For example, look at this code-laden excerpt from Amy Sullivan (emphasis mine):
This doesn't mean Democrats have to make their campaigns all about national security and culture. Far from it. But they do need to suck it up and accept something Republicans realized a long time ago: You can't tell Americans they must care about what you want to discuss; you must discuss what they care about.
Moving on in the excerpt from Sullivan, we find what I find to be the most mind-blowing and frustrating contradictions of the Democratic hawk position revealed. That basic argument of the "credibility on national security" code is that Democrats are losing elections because they hold unpopular positions on the use of military force. This is evidenced by Sullivan simply telling liberals to "suck it up and accept" that they hold unpopular positions, because "you can't tell Americans they care most about what you want to discuss," because, presumably, America is against Democrats when it comes to the use of military force in general and what to do in Iraq in particular. However, the fact of the matter is that right now, Democrats in general and Democratic hawks in particular are the ones who need to do the sucking up and accepting. Look at these poll numbers:
"Do you think that the United States should maintain its current troop level in Iraq to help secure peace and stability, or should the United States reduce its number of troops once new elections have been held?"
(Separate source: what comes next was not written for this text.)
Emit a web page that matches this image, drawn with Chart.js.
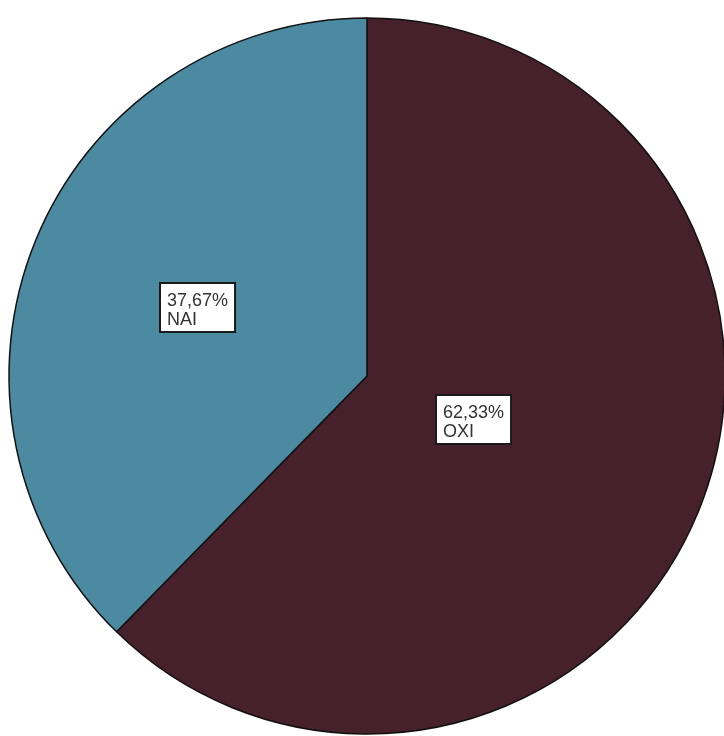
<!DOCTYPE html>
<html>
<head>
<meta charset="utf-8">
<script src="https://cdn.jsdelivr.net/npm/chart.js@4/dist/chart.umd.min.js"></script>
<style>
  html, body { margin: 0; padding: 0; background: #fff; }
  #wrap { width: 724px; height: 736px; }
</style>
</head>
<body>
<div id="wrap"><canvas id="pie" width="724" height="736"></canvas></div>
<script>
const categories = ['OXI', 'NAI'];
const percentages = [62.33, 37.67];
const sliceColors = ['#46202a', '#4b8aa1'];

// radial position of each label box, as a fraction of the radius
const labelDist = [0.32, 0.51];

const boxLabels = {
  id: 'boxLabels',
  afterDatasetsDraw(chart) {
    const ctx = chart.ctx;
    const meta = chart.getDatasetMeta(0);
    ctx.save();
    ctx.font = '18px "Liberation Sans", Arial, sans-serif';
    meta.data.forEach((arc, i) => {
      const p = arc.getProps(['x', 'y', 'startAngle', 'endAngle', 'outerRadius'], true);
      const mid = (p.startAngle + p.endAngle) / 2;
      const cx = p.x + Math.cos(mid) * p.outerRadius * labelDist[i];
      const cy = p.y + Math.sin(mid) * p.outerRadius * labelDist[i];
      const line1 = percentages[i].toFixed(2).replace('.', ',') + '%';
      const line2 = categories[i];
      const w = Math.max(ctx.measureText(line1).width, ctx.measureText(line2).width) + 14;
      const h = 49;
      const left = Math.round(cx - w / 2), top = Math.round(cy - h / 2);
      ctx.fillStyle = '#fff';
      ctx.fillRect(left, top, w, h);
      ctx.strokeStyle = '#1a1a1a';
      ctx.lineWidth = 2;
      ctx.strokeRect(left, top, w, h);
      ctx.fillStyle = '#333';
      ctx.textBaseline = 'alphabetic';
      ctx.fillText(line1, left + 7, top + 22.5);
      ctx.fillText(line2, left + 7, top + 42);
    });
    ctx.restore();
  }
};

new Chart(document.getElementById('pie').getContext('2d'), {
  type: 'pie',
  data: {
    labels: categories,
    datasets: [{
      data: percentages,
      backgroundColor: sliceColors,
      borderColor: '#111',
      borderWidth: 1.5
    }]
  },
  options: {
    responsive: false,
    animation: false,
    radius: 358,
    layout: { padding: { left: 10, right: 0, top: 16, bottom: 0 } },
    plugins: {
      legend: { display: false },
      tooltip: { enabled: false }
    }
  },
  plugins: [boxLabels]
});
</script>
</body>
</html>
Maintain Level Reduce Level
34 58
Sullivan is right that "you can't tell Americans they must care about what you want to discuss; you must discuss what they care about," but right now people doing the avoiding are the Democratic hawks. What the country wants to talk about is withdrawal. What the country is overwhelmingly in favor of is withdrawal. However, the Democratic leadership isn't talking about it at all. This is because, as their code tells us, they are petrified of losing "credibility on national security." However, it strikes me that one sure way to never achieve "credibility on national security" is to stare failure in its face, and argue that we must stay the course. It strikes me that another way to lose "credibility on national security," is to side with the current governing party and its very minority position on Iraq, when by nearly 2-1 margins the country is calling for a change. The Iraq war is fast becoming as unpopular as gay marriage, but while Democratic hawks happily aruge that we need to throw the GLBT commuity overboard in order to achieve electoral victory, they strangely seem unable to ever realize just how extremely unpopular their own hawksih positions have become.
If you are unable to realize that the current way the military is being used in Iraq is mistaken and destructive, like the vast majority of the nation already has, you have no credibility on national security. And if you can't realize that simply avoiding the issue will compound this problem even further, then whatever credibility on national security you once had will erode away entirely. If national security is one of the two thresholds that political parties must meet before voters will even listen to them, then right now the only group of people meeting the national security threshold are those in favor of withdrawal. And if you can't recognize that by now, then, at long last, it is time that you just suck it up and accept it.